Most normal people cannot connect on an emotional level with Rush’s meanderings on how Harry Reid is buying off Mary Landrieu with pork in the health care bill. They can, however, connect with stories about how top McCain strategist and Karl Rove acolyte Steve Schmidt told poor Sarah to shut her pie-hole on election day, or how her supposed allies in the McCain campaign stabbed her in the back by leaking gossip about her to reporters, how Schmidt used the word “fuck” in front of her daughter, or even with the strange tales about Schmidt ordering Sarah to consult with a nutritionist to improve her campaign endurance when she herself knew she just needed to get out in the fresh air and run (If there’s one thing Sarah Palin knows, it’s herself!).


Sarah Palin is on an endless crusade against assholes. It’s all she thinks about. She doesn’t really have any political ideas, in the classic sense of the word — in fact the only thing resembling real political convictions in Going Rogue revolve around the Trans-Alaska pipeline and how awesome she thinks it is.

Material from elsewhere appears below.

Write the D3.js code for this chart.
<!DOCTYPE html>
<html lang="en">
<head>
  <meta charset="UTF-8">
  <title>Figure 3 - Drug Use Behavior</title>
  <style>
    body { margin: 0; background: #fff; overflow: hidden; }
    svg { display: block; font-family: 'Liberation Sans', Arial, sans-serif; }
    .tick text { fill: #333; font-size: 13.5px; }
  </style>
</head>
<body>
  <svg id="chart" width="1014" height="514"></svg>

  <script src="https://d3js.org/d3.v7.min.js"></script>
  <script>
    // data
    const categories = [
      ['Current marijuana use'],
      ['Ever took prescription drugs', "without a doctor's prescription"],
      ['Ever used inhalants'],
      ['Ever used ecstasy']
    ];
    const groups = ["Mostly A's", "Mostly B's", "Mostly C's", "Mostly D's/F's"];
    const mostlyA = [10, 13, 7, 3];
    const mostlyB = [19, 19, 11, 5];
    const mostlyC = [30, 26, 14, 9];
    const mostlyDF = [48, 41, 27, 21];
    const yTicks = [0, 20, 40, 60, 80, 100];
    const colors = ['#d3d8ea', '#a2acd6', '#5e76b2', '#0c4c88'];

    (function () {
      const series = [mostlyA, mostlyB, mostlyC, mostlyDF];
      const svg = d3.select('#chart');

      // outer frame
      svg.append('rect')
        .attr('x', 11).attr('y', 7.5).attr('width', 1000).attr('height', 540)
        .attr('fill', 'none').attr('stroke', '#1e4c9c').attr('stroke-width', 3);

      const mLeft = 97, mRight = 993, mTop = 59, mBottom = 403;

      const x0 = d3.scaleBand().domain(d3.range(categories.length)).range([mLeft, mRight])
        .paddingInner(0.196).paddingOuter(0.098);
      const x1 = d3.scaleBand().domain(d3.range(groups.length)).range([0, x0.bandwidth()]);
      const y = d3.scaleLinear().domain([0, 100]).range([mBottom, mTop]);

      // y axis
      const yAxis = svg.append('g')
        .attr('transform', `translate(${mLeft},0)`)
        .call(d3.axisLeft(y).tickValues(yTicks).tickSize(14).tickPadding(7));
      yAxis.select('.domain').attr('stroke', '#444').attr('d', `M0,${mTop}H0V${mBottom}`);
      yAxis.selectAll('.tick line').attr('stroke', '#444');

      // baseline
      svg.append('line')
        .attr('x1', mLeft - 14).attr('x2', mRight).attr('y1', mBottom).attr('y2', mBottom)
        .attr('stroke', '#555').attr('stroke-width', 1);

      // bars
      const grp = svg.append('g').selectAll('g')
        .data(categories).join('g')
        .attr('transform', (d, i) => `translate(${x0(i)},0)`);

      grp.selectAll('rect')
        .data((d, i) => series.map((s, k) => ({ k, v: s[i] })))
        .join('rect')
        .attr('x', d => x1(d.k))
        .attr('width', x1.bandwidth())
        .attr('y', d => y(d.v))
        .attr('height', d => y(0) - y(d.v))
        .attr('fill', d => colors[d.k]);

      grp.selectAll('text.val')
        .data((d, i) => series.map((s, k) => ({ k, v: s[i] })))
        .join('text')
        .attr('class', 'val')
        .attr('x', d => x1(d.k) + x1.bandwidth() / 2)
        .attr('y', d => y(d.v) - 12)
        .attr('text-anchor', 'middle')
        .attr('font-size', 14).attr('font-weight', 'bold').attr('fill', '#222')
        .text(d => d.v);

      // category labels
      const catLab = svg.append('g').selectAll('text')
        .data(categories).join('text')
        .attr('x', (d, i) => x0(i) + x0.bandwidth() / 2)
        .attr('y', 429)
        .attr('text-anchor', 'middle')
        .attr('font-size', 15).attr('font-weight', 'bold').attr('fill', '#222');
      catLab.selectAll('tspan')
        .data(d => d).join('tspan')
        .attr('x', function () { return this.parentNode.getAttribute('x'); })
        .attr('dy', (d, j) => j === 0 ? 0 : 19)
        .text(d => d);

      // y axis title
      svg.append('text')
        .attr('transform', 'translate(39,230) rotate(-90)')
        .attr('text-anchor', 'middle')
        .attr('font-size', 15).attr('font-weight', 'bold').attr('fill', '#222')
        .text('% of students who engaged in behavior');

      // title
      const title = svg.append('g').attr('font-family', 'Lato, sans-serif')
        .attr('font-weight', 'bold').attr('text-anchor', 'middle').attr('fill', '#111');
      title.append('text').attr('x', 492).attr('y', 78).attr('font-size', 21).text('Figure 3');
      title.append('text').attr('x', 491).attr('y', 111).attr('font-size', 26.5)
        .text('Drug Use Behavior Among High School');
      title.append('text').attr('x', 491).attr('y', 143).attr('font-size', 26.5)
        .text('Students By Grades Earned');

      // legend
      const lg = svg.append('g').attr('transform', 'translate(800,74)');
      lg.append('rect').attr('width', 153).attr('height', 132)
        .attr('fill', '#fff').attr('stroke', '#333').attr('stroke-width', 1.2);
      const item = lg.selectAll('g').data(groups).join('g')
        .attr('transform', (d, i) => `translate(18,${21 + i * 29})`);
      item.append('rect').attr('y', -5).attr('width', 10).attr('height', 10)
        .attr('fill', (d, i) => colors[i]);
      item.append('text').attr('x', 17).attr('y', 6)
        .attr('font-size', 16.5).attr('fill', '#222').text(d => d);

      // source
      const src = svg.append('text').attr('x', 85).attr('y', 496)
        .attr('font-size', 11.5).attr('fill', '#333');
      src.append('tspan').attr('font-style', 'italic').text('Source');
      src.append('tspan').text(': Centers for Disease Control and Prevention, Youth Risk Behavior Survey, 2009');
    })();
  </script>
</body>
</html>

Most of the rest of the book just catalogs her Gump-esque rise to national stardom (not having enough self-awareness to detect the monstrous narcissistic ambition that in reality was impelling her forward all along, she labors in the book to describe her various career leaps as lucky accidents or mystical acts of Providence) and the seemingly endless parade of meanies bent on tripping her up along the way.


She is the country’s first WWE politician — a cartoon combatant who inspires stadiums full of frustrated middle American followers who will cheer for her against whichever villain they trot out, be it Newsweek, Barack Obama, Katie Couric, Steve Schmidt, the Mad Russian, Randy Orton or whoever. Her followers will not know that she is the perfect patsy for our system, designed as it is to channel popular anger in any direction but a useful one, and to keep the public tied up endlessly in pointless media melees over meaningless nonsense (melees of the sort that develop organically around Palin everywhere she goes). Like George W. Bush, even Palin herself doesn’t know this, another reason she’s such a perfect political tool.